Farm Credit Canada will offer new or additional credit lines up to C$500,000 (≈$365k), plus term modifications and principal deferrals, via an expanded Trade Disruption Customer Support Program. The program, launched in March 2025 for U.S. tariff impacts, is being broadened to help producers and agribusinesses manage financial pressure from sharply higher fertilizer and energy prices following the Iran war and partial closure of the Strait of Hormuz. The measures should alleviate near-term liquidity stress for Canadian farm borrowers ahead of the northern-hemisphere spring planting season.

Analysis

A government-backed credit backstop materially reduces near-term rollover and default risk for small and mid-sized farms and their input dealers, which should compress implied credit spreads across Canadian regional banks and specialty ag-lenders over the next 1-6 months. That compression is likely to show up first in equity beta decomposition (lower idiosyncratic volatility) and second in fixed income via tighter senior unsecured spreads and reduced provisioning needs in upcoming quarterly results. From a supply-chain angle, the policy buys time for downstream grain exporters and crop buyers but does not address raw-material tightness; expect demand-side substitution (less intensive fertilizer application) and vendor concentration effects — larger, vertically-integrated producers will see outsized pricing power while independent distributors face margin squeeze. This dichotomy favors large integrated fertilizer producers and broadline agribusinesses that can arbitrate between input and crop markets, and disfavors fragmented local dealers and conditional borrowers whose survival is extended but who will likely trade profitability for liquidity.

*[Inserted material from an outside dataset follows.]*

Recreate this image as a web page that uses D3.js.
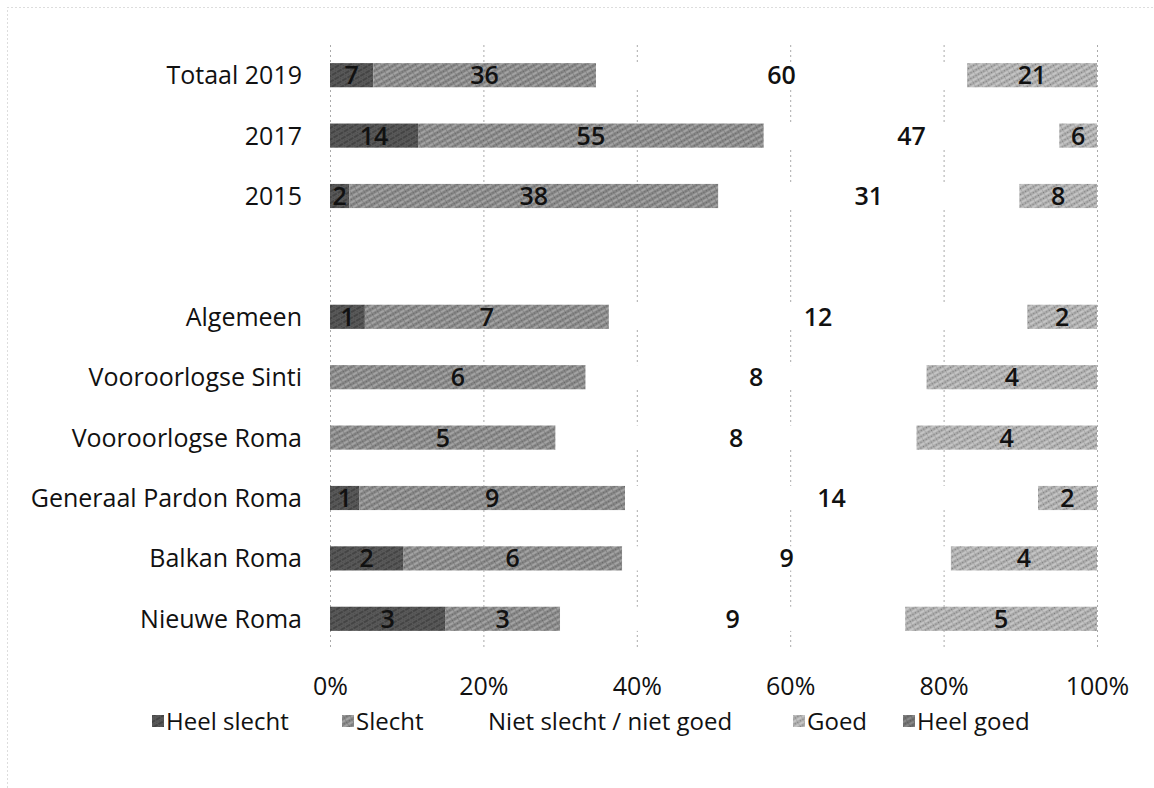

Key catalysts to watch are (1) the pace at which private credit spreads tighten (days–weeks) as banks reprice exposures, (2) quarterly provisioning trends at Canadian banks and ag lenders (1–3 months), and (3) physical supply indications from large fertilizer producers and freight/insurance markets (3–9 months). A reversal would come from a quick normalization of global feedstock flows or a fiscal retrenchment that withdraws the backstop — either would re-expose marginal borrowers and re-open the credit channel to the ag sector rapidly.